Our grandchildren and great grandchildren will curse us.  But today's adults, especially the pampered and spoiled baby boomers, could not care less what happens when they have shuffled off this mortal coil.  Borrow and print, borrow and print today, they say;  and let our grandchildren and great grandchildren try to pay it all off tomorrow and the day after, once we're gone.  What a despicable legacy!!  
Anonymous   |     |   Comment #28

Too true.  And I'm sure you'll agree that the politicians merely reflect what will win the votes.  I would like to think there was a time when voters would see through the "live (spend) for today" short-term benefits of this type of fiscal behavior (and the 'he who screams and complains loudest wins' nature of all of these discussions).  I'm not sure if that was ever the case (nothing new under the sun), but it certainly seems like we couldn't have been any farther from it than we are today.  Principled fiscal behavior and delayed gratification are certainly unwelcome guests in this political climate.        

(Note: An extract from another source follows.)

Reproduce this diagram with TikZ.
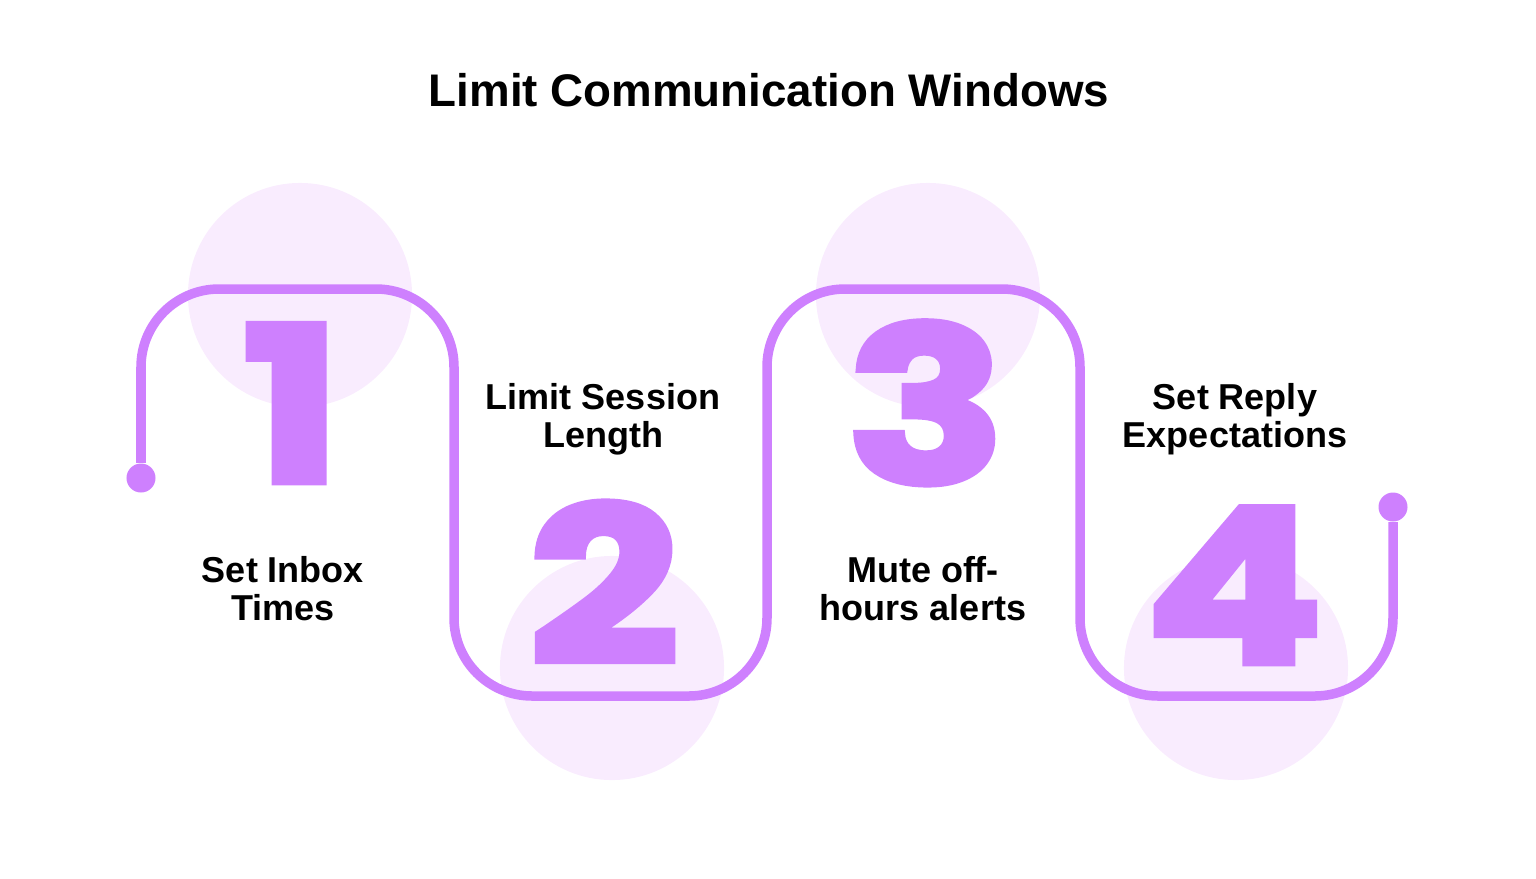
\documentclass[tikz,border=0pt]{standalone}
\usepackage{fontspec}
\setmainfont{Liberation Sans}
\newfontfamily\numfont{Poppins}[BoldFeatures={FakeBold=3}]
\usetikzlibrary{positioning}

\definecolor{trackviolet}{HTML}{CE80FE}
\definecolor{halopink}{HTML}{F9ECFE}

% wide digits for the step numbers
\newcommand{\widedigit}[1]{\scalebox{1.22}[1]{#1}}

\begin{document}
\begin{tikzpicture}[
    x=0.01cm, y=-0.01cm,
    % Pale disc behind each number
    halo/.style={
        circle,
        fill=halopink,
        minimum size=2.24cm,
        inner sep=0pt
    },
    % Dot at each end of the track
    enddot/.style={
        circle,
        fill=trackviolet,
        minimum size=0.29cm,
        inner sep=0pt
    },
    % Track style - thick line with round bends
    track/.style={
        draw=trackviolet,
        line width=0.095cm,
        rounded corners=0.78cm
    },
    % Big number style
    bignum/.style={
        anchor=base,
        inner sep=0pt,
        text=trackviolet,
        font=\numfont\bfseries\fontsize{61.5pt}{61.5pt}\selectfont
    },
    % Step label style
    lbl/.style={
        align=center,
        inner sep=0pt,
        font=\bfseries\fontsize{10.24pt}{10.8pt}\selectfont
    },
    % Heading style
    heading/.style={
        inner sep=0pt,
        font=\bfseries\fontsize{13pt}{15pt}\selectfont
    }
]
\useasboundingbox (0,0) rectangle (1536,878);

% === Title ===
\node[heading] (title) at (769, 90) {Limit Communication Windows};

% === Pale discs ===
\node[halo] (halo1) at (300, 295) {};
\node[halo] (halo2) at (612, 668) {};
\node[halo] (halo3) at (928, 295) {};
\node[halo] (halo4) at (1236, 668) {};

% === Track ===
\node[enddot] (dotA) at (141, 478) {};
\node[enddot] (dotB) at (1393, 507) {};
\coordinate (c1) at (141, 289);
\coordinate (c2) at (454, 289);
\coordinate (c3) at (454, 696);
\coordinate (c4) at (767, 696);
\coordinate (c5) at (767, 289);
\coordinate (c6) at (1080, 289);
\coordinate (c7) at (1080, 696);
\coordinate (c8) at (1393, 696);
\draw[track] (dotA) -- (c1) -- (c2) -- (c3) -- (c4) -- (c5) -- (c6) -- (c7) -- (c8) -- (dotB);

% === Numbers ===
\node[bignum] (num1) at (292, 482) {\widedigit{1}};
\node[bignum] (num2) at (604, 663) {\widedigit{2}};
\node[bignum] (num3) at (926, 483) {\widedigit{3}};
\node[bignum] (num4) at (1234, 663) {\widedigit{4}};

% === Labels ===
\node[lbl] (lbl1) at (283, 589) {Set Inbox\\Times};
\node[lbl] (lbl2) at (603, 419) {Limit Session\\Length};
\node[lbl] (lbl3) at (923, 589) {Mute off-\\hours alerts};
\node[lbl] (lbl4) at (1235, 419) {Set Reply\\Expectations};

\end{tikzpicture}
\end{document}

Anonymous   |     |   Comment #34
"Pampered and spoiled baby boomers", you got be kidding or just plain ignorant.  Most baby boomers I know, including myself made do without the all the luxuries which today's younger generations think are necessities.  We worked long hours and saved for the future without wining.  So  today is our future and many of us are enjoying what we earned through hard work and being frugal along the way.
Anonymous   |     |   Comment #39
Amen. I paid for my two college degrees, have never carried a credit card balance, paid off two mortgages, paid cash for autos and never once received a dime from mom and dad. Forty two years of non-stop work paid off. We are retired, on vacation and always thinking of how we can help family and friends, many of whom haven't saved a cent! 
Anonymous   |     |   Comment #33
I don't have a complete understanding of the truth about the US economy but I do believe I have something of a realistic picture and the picture isn't as easy on the eyes as a 19th century landscape. My view: our economic "ride" these days is like trying to take a trip in a bumper car--it's ****ed hard to navigate and the driving is wild-crazy driving, but the trip isn't a fun trip. Look at the facts: the Fed has lowered its forecast for growth in the U. S. economy for the rest of the year, the employment situation isn't expected to reach a "full" (and that's not an old "full" but a more-sobering-new-normal "full") until I believe around 2018, and, of course, with the monetizing of the country's debt there's been some inflation created. Given those facts, what's the real picture? For many decades our economy has been a fits-and-starts economy that runs as jerkily as a subway train (or that bumper car), lurching from one downtime to the next, or one bubbletime to the next. The Fed has juiced things up for the ride in this current "trip" and simply believes the monetary juice needs to be cut back before the engine in this vehicle is in even worse shape down the road, so the juice lever looks to be decreased a little more than than previously expected. It's not that the rate of inflation is so high but that this economic engine needs an major overhaul--not a simple matter. No political party or economic wizard has had a handle on the right overhaul program or one would have been in the forefront by now. We can hope that something along that line will happen as people get more fed up with the crazy rides.